Edgar Sealey & Sons
Redditch, England · Est. 1930 · Octopus Brand · High Class Fish Hooks
Edgar Sealey & Sons was founded around 1930 by John Edgar Sealey (1873–1953) at the Brookhill Works on Hewell Road, Redditch — officially recorded in the Kelly’s Directory by 1932. Operating from the heart of the Redditch hook-making cluster, the company became one of the dominant manufacturers in the British tackle industry for nearly fifty years, competing directly against Mustad, Partridge, Milward, and S. Allcock & Co.
The company’s flagship “Octopus” trademark — a green and red cephalopod wrapping its tentacles around a shield, printed on distinctive green and yellow packaging — became one of the most recognized logos in vintage tackle. The tagline “Sharpest, Strongest, and…” was carried across hook cards, snelled hook envelopes, and eventually the company’s celebrated split-cane rod lineup, producing famous models including the Octofloat, Octofly, and Octoplus.
Metallurgically, Sealey distinguished themselves through the use of premium Sheffield high-carbon steel, mechanically ground “Best Hollow Point” concave point profiles, and explicit hand-forging on premium models such as the S 4324 H.E. A 64-page illustrated catalog, the High Class Fish Hooks (printed by John Warrillow), codified the full breadth of their output. Their rod production was partly contracted to Archie Harrison of Horizon Rods; all branded reels were manufactured by J.W. Young & Sons, with Sealey serving as J.W. Young’s primary UK distributor.

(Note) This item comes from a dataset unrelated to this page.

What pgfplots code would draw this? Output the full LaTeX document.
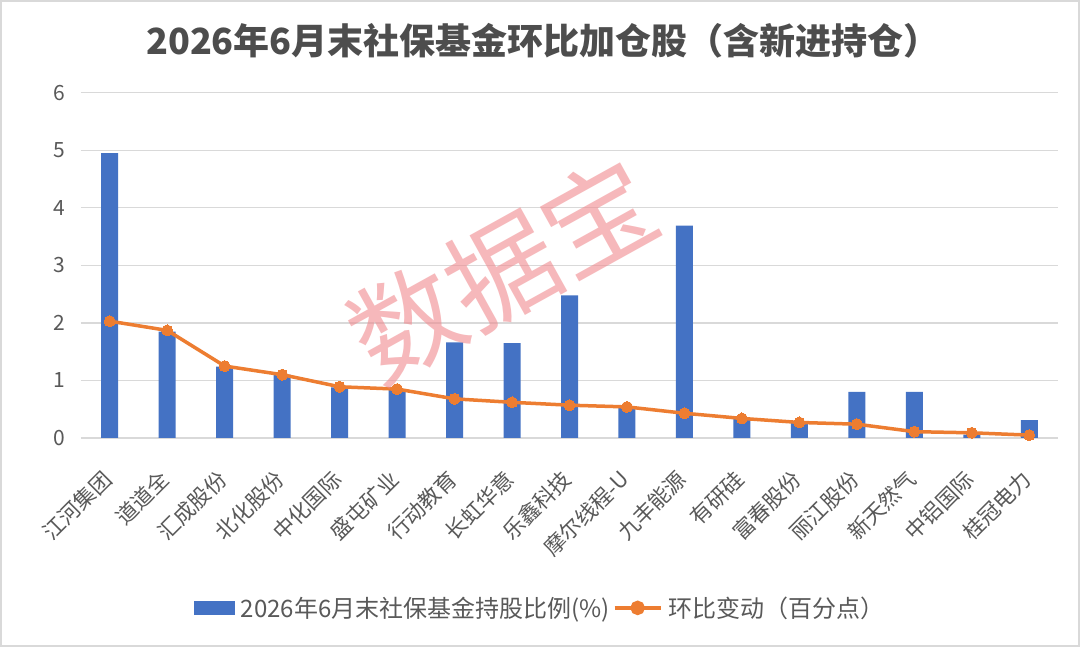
\documentclass[border=0pt]{standalone}
\usepackage{fontspec}
\setmainfont{Noto Sans CJK SC}
\usepackage{pgfplots}
\pgfplotsset{compat=1.18}
\definecolor{barblue}{HTML}{4472C4}
\definecolor{lineorange}{HTML}{ED7D31}
\definecolor{gridgray}{HTML}{D9D9D9}
\definecolor{txtgray}{HTML}{595959}
\definecolor{titlegray}{HTML}{4D4D4D}
\definecolor{wmpink}{HTML}{F08A8E}
\pgfplotstableread{
x bar line
0 4.95 2.03
1 1.85 1.87
2 1.24 1.25
3 1.10 1.10
4 0.88 0.89
5 0.84 0.85
6 1.66 0.68
7 1.65 0.62
8 2.48 0.57
9 0.54 0.54
10 3.69 0.43
11 0.34 0.34
12 0.27 0.27
13 0.80 0.24
14 0.80 0.11
15 0.06 0.09
16 0.31 0.05
}\datatable
\begin{document}
\begin{tikzpicture}[x=1pt,y=1pt]
\useasboundingbox (0,0) rectangle (1080,647);
\fill[white] (0,0) rectangle (1080,647);
\draw[gridgray, line width=2pt] (1,1) rectangle (1079,646);
\node[font=\fontsize{36}{36}\selectfont\bfseries, text=titlegray] at (543,606) {2026年6月末社保基金环比加仓股（含新进持仓）};
\begin{axis}[
  at={(81pt,209pt)}, anchor=south west,
  scale only axis, width=977pt, height=345.3pt,
  xmin=-0.5, xmax=16.5, ymin=0, ymax=6,
  ytick={0,1,2,3,4,5,6},
  xtick={0,...,16},
  xticklabels={江河集团,道道全,汇成股份,北化股份,中化国际,盛屯矿业,行动教育,长虹华意,乐鑫科技,摩尔线程-U,九丰能源,有研硅,富春股份,丽江股份,新天然气,中铝国际,桂冠电力},
  axis line style={draw=none},
  major tick length=0pt,
  ymajorgrids, grid style={gridgray, line width=1.3pt},
  /pgf/number format/assume math mode=true,
  yticklabel style={font=\fontsize{21}{21}\selectfont, text=txtgray, inner sep=0pt, xshift=-16pt},
  xticklabel style={font=\fontsize{21.5}{21.5}\selectfont, text=txtgray, inner sep=0pt, xshift=-2pt, yshift=-37pt, rotate=45, anchor=east},
  legend columns=2,
  legend style={draw=none, fill=none, at={(0.470,-0.492)}, anchor=center, font=\fontsize{24}{24}\selectfont, text=txtgray,
    /tikz/every odd column/.append style={column sep=4pt},
    /tikz/every even column/.append style={column sep=1pt}},
]
\addplot[ybar, bar width=17pt, fill=barblue, draw=none,
  legend image code/.code={\fill[barblue] (0pt,-7pt) rectangle (41pt,7pt);}]
  table[x=x, y=bar] {\datatable};
\addlegendentry{2026年6月末社保基金持股比例(\%)}
\addplot[sharp plot, color=lineorange, line width=3.5pt, mark=*, mark size=5.5pt, mark options={fill=lineorange, draw=lineorange, line width=0pt},
  legend image code/.code={\draw[lineorange, line width=3.5pt] (0pt,0pt) -- (46pt,0pt); \fill[lineorange] (23pt,0pt) circle (5.5pt);}]
  table[x=x, y=line] {\datatable};
\addlegendentry{环比变动（百分点）}
\end{axis}
\node[font=\fontsize{110}{110}\selectfont, text=wmpink, text opacity=0.6, rotate=29] at (502,377) {数据宝};
\end{tikzpicture}
\end{document}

In 1960 the company was acquired by Dunlop Sports, transitioning progressively toward distribution. During the 1970s it was absorbed into the American conglomerate Gladding International, merging with K.P. Morritt under the “Gladding Edgar Sealey” banner. By 1981, under pressure from Asian manufacturing competition that reduced the domestic British market share from approximately 75% to 25%, the Brookhill Works was shuttered and operations relocated to Falmouth, Cornwall. The brand dissolved shortly after. The precision hook-making machinery was subsequently purchased by Vince Green, whose Sprite Hooks company preserves the mechanical lineage of the Brookhill Works to the present day.